# Data Serialization

# Serialization using JSON

JSON is a cross language, widely used method to serialize data

Supported data types : int, float, boolean, string, list and dict. See -> JSON Wiki (opens new window) for more

Here is an example demonstrating the basic usage of JSON :-

import json

families = (['John'], ['Mark', 'David', {'name': 'Avraham'}])

# Dumping it into string
json_families = json.dumps(families)
# [["John"], ["Mark", "David", {"name": "Avraham"}]]

# Dumping it to file
with open('families.json', 'w') as json_file:
    json.dump(families, json_file)

# Loading it from string
json_families = json.loads(json_families)

# Loading it from file
with open('families.json', 'r') as json_file:
    json_families = json.load(json_file)

See JSON-Module (opens new window) for detailed information about JSON.

# Serialization using Pickle

Here is an example demonstrating the basic usage of pickle:-

# Importing pickle
try:
    import cPickle as pickle  # Python 2
except ImportError:
    import pickle  # Python 3

# Creating Pythonic object:
class Family(object):
    def __init__(self, names):
        self.sons = names

    def __str__(self):
        return ' '.join(self.sons)

my_family = Family(['John', 'David'])

# Dumping to string
pickle_data = pickle.dumps(my_family, pickle.HIGHEST_PROTOCOL)

# Dumping to file
with open('family.p', 'w') as pickle_file:
    pickle.dump(families, pickle_file, pickle.HIGHEST_PROTOCOL)

# Loading from string
my_family = pickle.loads(pickle_data)

# Loading from file
with open('family.p', 'r') as pickle_file:
    my_family = pickle.load(pickle_file)

See Pickle (opens new window) for detailed information about Pickle.

WARNING: The official documentation for pickle makes it clear that there are no security guarantees.
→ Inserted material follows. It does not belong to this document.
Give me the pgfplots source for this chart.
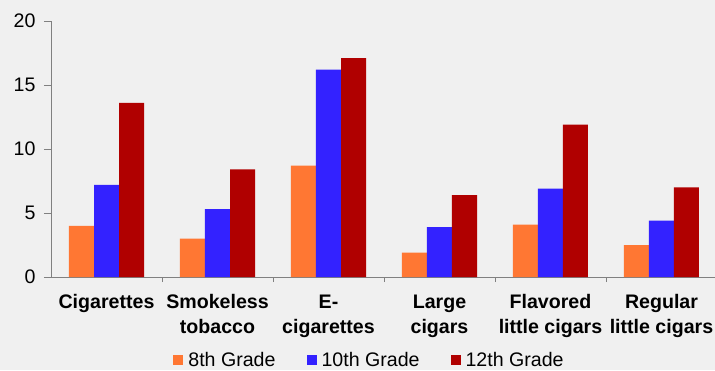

Don't load any data you don't trust its origin.

# Syntax

  • unpickled_string = pickle.loads(string)
  • unpickled_string = pickle.load(file_object)
  • pickled_string = pickle.dumps([('', 'cmplx'), {('object',): None}], pickle.HIGHEST_PROTOCOL)
  • pickle.dump(('', 'cmplx'), {('object',): None}], file_object, pickle.HIGHEST_PROTOCOL)
  • unjsoned_string = json.loads(string)
  • unjsoned_string = json.load(file_object)
  • jsoned_string = json.dumps(('a', 'b', 'c', [1, 2, 3]))
  • json.dump(('a', 'b', 'c', [1, 2, 3]), file_object)

# Parameters

Parameter Details
protocol Using pickle or cPickle, it is the method that objects are being Serialized/Unserialized. You probably want to use pickle.HIGHEST_PROTOCOL here, which means the newest method.

# Remarks

Why using JSON?

  • Cross language support
  • Human readable
  • Unlike pickle, it doesn't have the danger of running arbitrary code

Why not using JSON?

  • Doesn't support Pythonic data types
  • Keys in dictionaries must not be other than string data types.

Why Pickle?

  • Great way for serializing Pythonic (tuples, functions, classes)
  • Keys in dictionaries can be of any data type.

Why not Pickle?

  • Cross language support is missing
  • It is not safe for loading arbitrary data